Without the images, write out all of the following entries exactly.

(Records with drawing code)
◇ ◇ ◇ ◇ ◇

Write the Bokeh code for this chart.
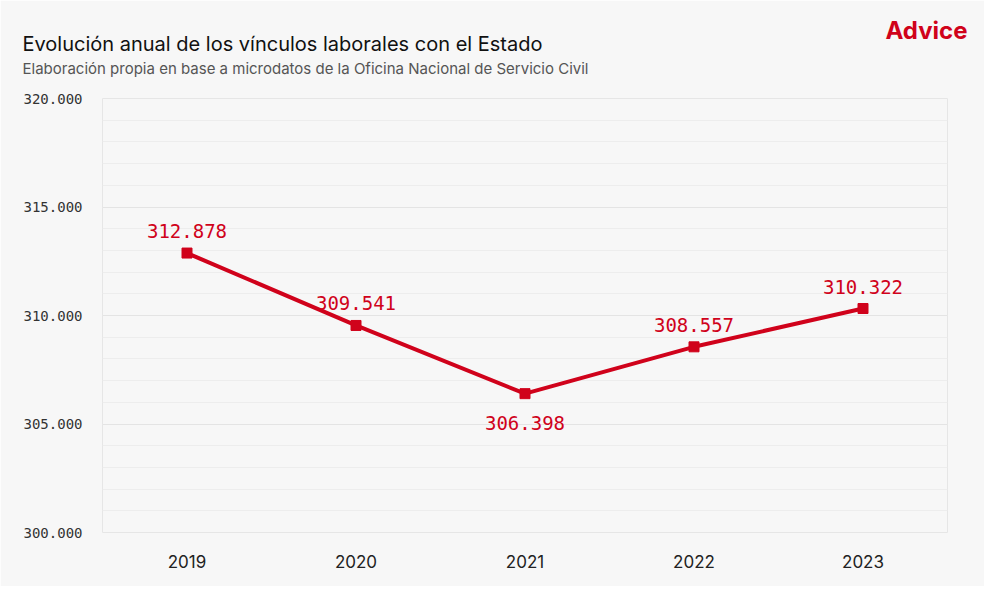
from bokeh.plotting import figure
from bokeh.models import Label, Title, FixedTicker, CustomJSTickFormatter, ColumnDataSource
from bokeh.core.properties import value
from bokeh.embed import file_html
from bokeh.resources import INLINE

years = [2019, 2020, 2021, 2022, 2023]
vinculos = [312878, 309541, 306398, 308557, 310322]
labels = ["312.878", "309.541", "306.398", "308.557", "310.322"]
label_offset = [-22, -22, 29, -22, -22]

RED = "#d0021b"
W, H = 984, 586

p = figure(width=W, height=H, output_backend="svg", toolbar_location=None,
           x_range=(2018.5, 2023.5), y_range=(300000, 320000),
           min_border_left=102, min_border_right=37, min_border_top=0, min_border_bottom=54)
p.background_fill_color = "#f7f7f7"
p.border_fill_color = "#f7f7f7"
p.outline_line_color = "#e6e6e6"

p.xaxis.ticker = FixedTicker(ticks=years)
p.yaxis.ticker = FixedTicker(ticks=[300000, 305000, 310000, 315000, 320000],
                             minor_ticks=list(range(300000, 320001, 1000)))
p.yaxis.formatter = CustomJSTickFormatter(code="return (tick/1000).toFixed(0) + '.000';")
for ax in (p.xaxis, p.yaxis):
    ax.axis_line_color = None
    ax.major_tick_line_color = None
    ax.minor_tick_line_color = None
p.yaxis.major_label_text_font = "DejaVu Sans Mono"
p.yaxis.major_label_text_font_size = "14px"
p.yaxis.major_label_text_color = "#333333"
p.yaxis.major_label_standoff = 14
p.xaxis.major_label_text_font = "Inter"
p.xaxis.major_label_text_font_size = "17px"
p.xaxis.major_label_text_color = "#222222"
p.xaxis.major_label_standoff = 16
p.xgrid.grid_line_color = None
p.ygrid.grid_line_color = "#e4e4e4"
p.ygrid.minor_grid_line_color = "#ededed"

src = ColumnDataSource(dict(x=years, y=vinculos, t=labels, off=label_offset))
p.line("x", "y", source=src, line_color=RED, line_width=4)
p.scatter("x", "y", source=src, marker="square", size=10, color=RED)
p.text("x", "y", text="t", source=src, y_offset="off", text_align="center",
       text_baseline="middle", text_font=value("DejaVu Sans Mono"),
       text_font_size="19px", text_color=RED)

p.add_layout(Title(text=" ", text_font_size="16px", standoff=0), "above")
p.add_layout(Title(text="Elaboración propia en base a microdatos de la Oficina Nacional de Servicio Civil",
                   text_font="Inter", text_font_size="15px", text_font_style="normal",
                   text_color="#555555", offset=-80, standoff=3), "above")
p.add_layout(Title(text="Evolución anual de los vínculos laborales con el Estado",
                   text_font="Inter", text_font_size="20px", text_font_style="normal",
                   text_color="#111111", offset=-80, standoff=0), "above")
p.add_layout(Label(x=967, y=30, x_units="canvas", y_units="canvas", text="Advice",
                   text_align="right", text_baseline="alphabetic", text_font="Inter",
                   text_font_style="bold", text_font_size="24px", text_color=RED), "above")

open("out.html", "w").write(file_html(p, INLINE))
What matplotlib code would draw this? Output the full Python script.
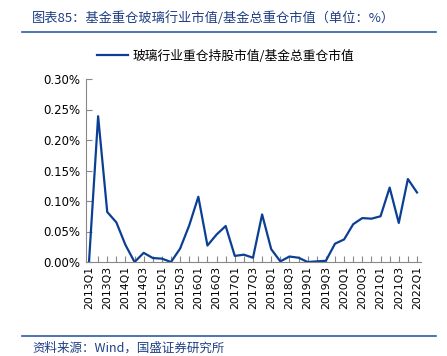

◇ ◇ ◇ ◇ ◇

EXERCISE OUTPUT:
Write the Bokeh code for this chart.
from bokeh.plotting import figure
from bokeh.models import Label, Title, FixedTicker, CustomJSTickFormatter, ColumnDataSource
from bokeh.core.properties import value
from bokeh.embed import file_html
from bokeh.resources import INLINE

years = [2019, 2020, 2021, 2022, 2023]
vinculos = [312878, 309541, 306398, 308557, 310322]
labels = ["312.878", "309.541", "306.398", "308.557", "310.322"]
label_offset = [-22, -22, 29, -22, -22]

RED = "#d0021b"
W, H = 984, 586

p = figure(width=W, height=H, output_backend="svg", toolbar_location=None,
           x_range=(2018.5, 2023.5), y_range=(300000, 320000),
           min_border_left=102, min_border_right=37, min_border_top=0, min_border_bottom=54)
p.background_fill_color = "#f7f7f7"
p.border_fill_color = "#f7f7f7"
p.outline_line_color = "#e6e6e6"

p.xaxis.ticker = FixedTicker(ticks=years)
p.yaxis.ticker = FixedTicker(ticks=[300000, 305000, 310000, 315000, 320000],
                             minor_ticks=list(range(300000, 320001, 1000)))
p.yaxis.formatter = CustomJSTickFormatter(code="return (tick/1000).toFixed(0) + '.000';")
for ax in (p.xaxis, p.yaxis):
    ax.axis_line_color = None
    ax.major_tick_line_color = None
    ax.minor_tick_line_color = None
p.yaxis.major_label_text_font = "DejaVu Sans Mono"
p.yaxis.major_label_text_font_size = "14px"
p.yaxis.major_label_text_color = "#333333"
p.yaxis.major_label_standoff = 14
p.xaxis.major_label_text_font = "Inter"
p.xaxis.major_label_text_font_size = "17px"
p.xaxis.major_label_text_color = "#222222"
p.xaxis.major_label_standoff = 16
p.xgrid.grid_line_color = None
p.ygrid.grid_line_color = "#e4e4e4"
p.ygrid.minor_grid_line_color = "#ededed"

src = ColumnDataSource(dict(x=years, y=vinculos, t=labels, off=label_offset))
p.line("x", "y", source=src, line_color=RED, line_width=4)
p.scatter("x", "y", source=src, marker="square", size=10, color=RED)
p.text("x", "y", text="t", source=src, y_offset="off", text_align="center",
       text_baseline="middle", text_font=value("DejaVu Sans Mono"),
       text_font_size="19px", text_color=RED)

p.add_layout(Title(text=" ", text_font_size="16px", standoff=0), "above")
p.add_layout(Title(text="Elaboración propia en base a microdatos de la Oficina Nacional de Servicio Civil",
                   text_font="Inter", text_font_size="15px", text_font_style="normal",
                   text_color="#555555", offset=-80, standoff=3), "above")
p.add_layout(Title(text="Evolución anual de los vínculos laborales con el Estado",
                   text_font="Inter", text_font_size="20px", text_font_style="normal",
                   text_color="#111111", offset=-80, standoff=0), "above")
p.add_layout(Label(x=967, y=30, x_units="canvas", y_units="canvas", text="Advice",
                   text_align="right", text_baseline="alphabetic", text_font="Inter",
                   text_font_style="bold", text_font_size="24px", text_color=RED), "above")

open("out.html", "w").write(file_html(p, INLINE))
What matplotlib code would draw this? Output the full Python script.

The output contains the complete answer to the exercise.